Honest Rx operates like any other pharmacy in the United States — with one big exception. It does not accept health insurance.

Pharmacist and owner Matthew Garner opened his business in 2022, after over 20 years of working in and managing other pharmacies. In that time, companies like CVS have become behemoths by merging with pharmacy benefit managers and insurers.

Garner observed how chain pharmacies, insurers, and pharmacy benefit managers obscured the true cost of drugs, so he set out to open a pharmacy with a wholly transparent business model that supplies affordable medication directly to patients. Garner sells most medications at wholesale cost plus 20% and a $6.50 dispensing fee.
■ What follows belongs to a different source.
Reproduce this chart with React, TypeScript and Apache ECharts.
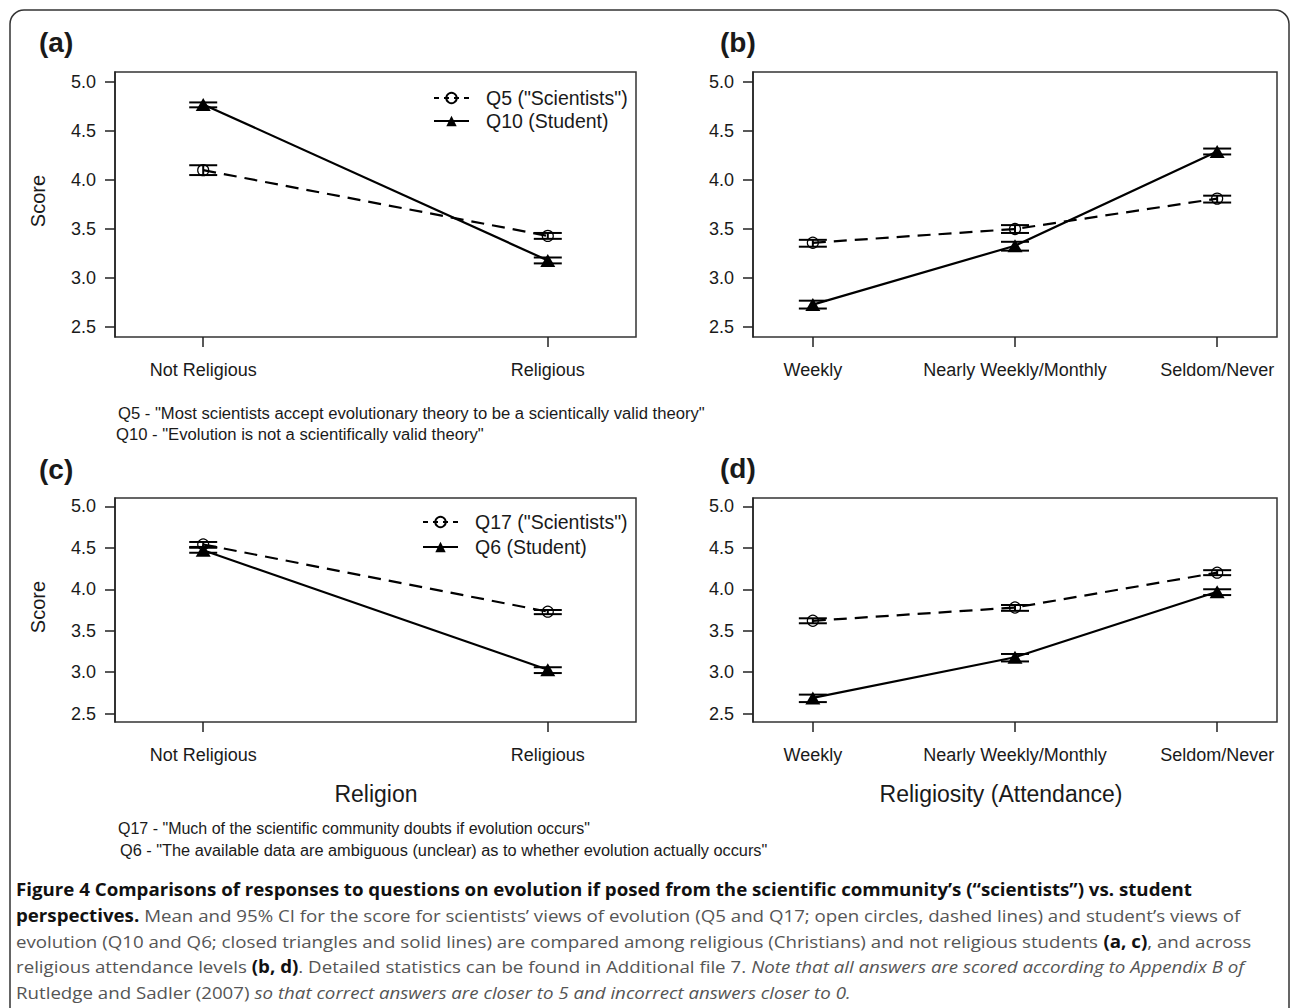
import React, { useEffect, useRef } from "react";
import * as echarts from "echarts";

// ---------- data ----------
const religionCats = ["Not Religious", "Religious"];
const attendanceCats = ["Weekly", "Nearly Weekly/Monthly", "Seldom/Never"];
const yTicks = [2.5, 3.0, 3.5, 4.0, 4.5, 5.0];

// (a) Q5 ("Scientists") and Q10 (Student) by religion
const aSciMean = [4.1, 3.43];
const aSciLo = [4.05, 3.4];
const aSciHi = [4.15, 3.46];
const aStuMean = [4.77, 3.18];
const aStuLo = [4.74, 3.15];
const aStuHi = [4.79, 3.21];

// (b) Q5 / Q10 by attendance
const bSciMean = [3.36, 3.5, 3.81];
const bSciLo = [3.32, 3.46, 3.77];
const bSciHi = [3.39, 3.54, 3.84];
const bStuMean = [2.73, 3.33, 4.29];
const bStuLo = [2.69, 3.28, 4.26];
const bStuHi = [2.77, 3.37, 4.32];

// (c) Q17 ("Scientists") and Q6 (Student) by religion
const cSciMean = [4.54, 3.73];
const cSciLo = [4.51, 3.7];
const cSciHi = [4.57, 3.75];
const cStuMean = [4.47, 3.03];
const cStuLo = [4.44, 2.99];
const cStuHi = [4.5, 3.06];

// (d) Q17 / Q6 by attendance
const dSciMean = [3.62, 3.78, 4.2];
const dSciLo = [3.59, 3.74, 4.17];
const dSciHi = [3.65, 3.81, 4.23];
const dStuMean = [2.69, 3.18, 3.97];
const dStuLo = [2.64, 3.13, 3.93];
const dStuHi = [2.73, 3.22, 4.0];

const legendA = ['Q5 ("Scientists")', "Q10 (Student)"];
const legendC = ['Q17 ("Scientists")', "Q6 (Student)"];

// ---------- helpers ----------
const FONT = "Liberation Sans";
const INK = "#1a1a1a";

function errBars(name: string, idx: number, lo: number[], hi: number[]) {
  return {
    type: "custom",
    name,
    xAxisIndex: idx,
    yAxisIndex: idx,
    z: 3,
    silent: true,
    data: lo.map((l, i) => [i + 1, l, hi[i]]),
    renderItem: (params: any, api: any) => {
      const x = api.value(0);
      const pLo = api.coord([x, api.value(1)]);
      const pHi = api.coord([x, api.value(2)]);
      const w = 14;
      const style = { stroke: "#000", lineWidth: 2 };
      return {
        type: "group",
        children: [
          { type: "line", shape: { x1: pLo[0], y1: pLo[1], x2: pHi[0], y2: pHi[1] }, style },
          { type: "line", shape: { x1: pLo[0] - w, y1: pLo[1], x2: pLo[0] + w, y2: pLo[1] }, style },
          { type: "line", shape: { x1: pHi[0] - w, y1: pHi[1], x2: pHi[0] + w, y2: pHi[1] }, style },
        ],
      };
    },
  };
}

function sciLine(name: string, idx: number, mean: number[]) {
  return {
    type: "line",
    name,
    xAxisIndex: idx,
    yAxisIndex: idx,
    z: 4,
    data: mean.map((m, i) => [i + 1, m]),
    symbol: "circle",
    symbolSize: 11,
    itemStyle: { color: "rgba(255,255,255,0)", borderColor: "#000", borderWidth: 1.2 },
    lineStyle: { color: "#000", width: 2.2, type: [13, 8] },
  };
}

function stuLine(name: string, idx: number, mean: number[]) {
  return {
    type: "line",
    name,
    xAxisIndex: idx,
    yAxisIndex: idx,
    z: 4,
    data: mean.map((m, i) => [i + 1, m]),
    symbol: "triangle",
    symbolSize: [15, 13],
    itemStyle: { color: "#000" },
    lineStyle: { color: "#000", width: 2.2, type: "solid" },
  };
}

function xAxisFor(idx: number, cats: string[]) {
  const n = cats.length;
  const span = n - 1 + 0.4;
  return {
    type: "value",
    gridIndex: idx,
    min: 0.8 - span * 0.04,
    max: n + 0.2 + span * 0.04,
    axisLine: { show: false },
    splitLine: { show: false },
    axisTick: {
      show: true,
      length: 10,
      customValues: cats.map((_, i) => i + 1),
      lineStyle: { color: "#222", width: 1.5 },
    },
    axisLabel: {
      show: true,
      margin: 24,
      customValues: cats.map((_, i) => i + 1),
      formatter: (v: number) => cats[Math.round(v) - 1] ?? "",
      fontFamily: FONT,
      fontSize: 18,
      color: INK,
    },
  };
}

function yAxisFor(idx: number) {
  return {
    type: "value",
    gridIndex: idx,
    min: 2.4,
    max: 5.1,
    axisLine: { show: true, lineStyle: { color: "#222", width: 1.5 } },
    splitLine: { show: false },
    axisTick: { show: true, length: 10, customValues: yTicks, lineStyle: { color: "#222", width: 1.5 } },
    axisLabel: {
      show: true,
      margin: 19,
      customValues: yTicks,
      formatter: (v: number) => v.toFixed(1),
      fontFamily: FONT,
      fontSize: 18,
      color: INK,
    },
  };
}

function legendFor(names: string[], left: number, top: number, gap: number) {
  return {
    data: [
      { name: names[0], lineStyle: { type: [5, 5] } },
      { name: names[1] },
    ],
    orient: "vertical",
    left,
    top,
    padding: 0,
    itemWidth: 35,
    itemHeight: 13,
    itemGap: gap,
    selectedMode: false,
    textStyle: { fontFamily: FONT, fontSize: 19.5, color: INK, padding: [0, 0, 0, 12] },
  };
}

function txt(text: string, x: number, y: number, font: string, extra: any = {}, sx = 1) {
  return {
    type: "text",
    x,
    y,
    scaleX: sx,
    silent: true,
    style: { text, font, fill: INK, textVerticalAlign: "middle", ...extra },
  };
}

const CAP = 17;
const captionRich = {
  b: { fontFamily: "Open Sans", fontWeight: "bold", fontSize: CAP, fill: "#111", color: "#111" },
  n: { fontFamily: "Open Sans", fontSize: CAP, fill: "#555", color: "#555" },
  i: { fontFamily: "Open Sans", fontStyle: "italic", fontSize: CAP, fill: "#555", color: "#555" },
};

const captionLines = [
  "{b|Figure 4 Comparisons of responses to questions on evolution if posed from the scientific community’s (“scientists”) vs. student}",
  "{b|perspectives.}{n| Mean and 95% CI for the score for scientists’ views of evolution (Q5 and Q17; open circles, dashed lines) and student’s views of}",
  "{n|evolution (Q10 and Q6; closed triangles and solid lines) are compared among religious (Christians) and not religious students }{b|(a, c)}{n|, and across}",
  "{n|religious attendance levels }{b|(b, d)}{n|. Detailed statistics can be found in Additional file 7. }{i|Note that all answers are scored according to Appendix B of}",
  "{n|Rutledge and Sadler (2007) }{i|so that correct answers are closer to 5 and incorrect answers closer to 0.}",
];
const captionY = [889, 915, 941, 966, 992];

export default function App() {
  const ref = useRef<HTMLDivElement>(null);
  useEffect(() => {
    if (!ref.current) return;
    const chart = echarts.init(ref.current, undefined, { renderer: "svg" });
    const grids = [
      { left: 115, top: 72, width: 521, height: 265 },
      { left: 753, top: 72, width: 524, height: 265 },
      { left: 115, top: 498, width: 521, height: 224 },
      { left: 753, top: 498, width: 524, height: 224 },
    ].map((g) => ({ ...g, show: true, borderColor: "#333", borderWidth: 1.5, backgroundColor: "transparent" }));

    const graphic: any[] = [
      {
        type: "rect",
        silent: true,
        shape: { x: 10, y: 10, width: 1279, height: 1030, r: 14 },
        style: { fill: "none", stroke: "#333", lineWidth: 1.5 },
        z: -10,
      },
      txt("(a)", 39, 42, `bold 28px ${FONT}`),
      txt("(b)", 720, 42, `bold 28px ${FONT}`),
      txt("(c)", 39, 469, `bold 28px ${FONT}`),
      txt("(d)", 720, 468, `bold 28px ${FONT}`),
      { ...txt("Score", 0, 0, `20px ${FONT}`, { textAlign: "center" }), x: 38, y: 201, rotation: Math.PI / 2 },
      { ...txt("Score", 0, 0, `20px ${FONT}`, { textAlign: "center" }), x: 38, y: 607, rotation: Math.PI / 2 },
      txt("Religion", 376, 794, `23px ${FONT}`, { textAlign: "center" }),
      txt("Religiosity (Attendance)", 1001, 794, `23px ${FONT}`, { textAlign: "center" }),
      txt('Q5 - "Most scientists accept evolutionary theory to be a scientically valid theory"', 118, 413, `16px ${FONT}`, {}, 1.04),
      txt('Q10 - "Evolution is not a scientifically valid theory"', 116, 434, `16px ${FONT}`, {}, 1.04),
      txt('Q17 - "Much of the scientific community doubts if evolution occurs"', 118, 828, `16px ${FONT}`, {}, 1.0),
      txt('Q6 - "The available data are ambiguous (unclear) as to whether evolution actually occurs"', 120, 850, `16px ${FONT}`, {}, 1.02),
      ...captionLines.map((line, i) => ({
        type: "text",
        x: 16,
        y: captionY[i],
        scaleX: 1.1,
        silent: true,
        style: { text: line, rich: captionRich, textVerticalAlign: "middle", font: `${CAP}px Open Sans`, fill: "#555" },
      })),
    ];

    chart.setOption({
      animation: false,
      backgroundColor: "#fff",
      grid: grids,
      xAxis: [xAxisFor(0, religionCats), xAxisFor(1, attendanceCats), xAxisFor(2, religionCats), xAxisFor(3, attendanceCats)],
      yAxis: [yAxisFor(0), yAxisFor(1), yAxisFor(2), yAxisFor(3)],
      legend: [legendFor(legendA, 433, 88, 3), legendFor(legendC, 422, 512, 5)],
      series: [
        sciLine(legendA[0], 0, aSciMean),
        stuLine(legendA[1], 0, aStuMean),
        errBars("a-sci-ci", 0, aSciLo, aSciHi),
        errBars("a-stu-ci", 0, aStuLo, aStuHi),
        sciLine("b-sci", 1, bSciMean),
        stuLine("b-stu", 1, bStuMean),
        errBars("b-sci-ci", 1, bSciLo, bSciHi),
        errBars("b-stu-ci", 1, bStuLo, bStuHi),
        sciLine(legendC[0], 2, cSciMean),
        stuLine(legendC[1], 2, cStuMean),
        errBars("c-sci-ci", 2, cSciLo, cSciHi),
        errBars("c-stu-ci", 2, cStuLo, cStuHi),
        sciLine("d-sci", 3, dSciMean),
        stuLine("d-stu", 3, dStuMean),
        errBars("d-sci-ci", 3, dSciLo, dSciHi),
        errBars("d-stu-ci", 3, dStuLo, dStuHi),
      ],
      graphic,
    });
    return () => chart.dispose();
  }, []);
  return (
    <div
      ref={ref}
      style={{ position: "absolute", left: 0, top: 0, width: 1295, height: 1008, background: "#fff" }}
    />
  );
}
With many pharmacies hobbled by shrinking reimbursement rates from health insurance and pharmacy benefit managers, more independent pharmacists are looking into becoming cash-only, said Kurt Proctor, senior vice president of strategic initiatives for the National Community Pharmacists Association.

“Allowing these pharmacies to not be involved in third parties … and just being a pure cash business, it allows them flexibility to price, frankly, much more favorably for patients.” Proctor said.

As for Garner, Honest Rx became profitable only a few months after opening and has set his eyes on expanding his mail-order business.

“We’re dealing with smaller numbers, but so much more time and frustration is freed up,” he said. “It makes pharmacists be able to actually act as pharmacists. It’s a viable business model for sure.”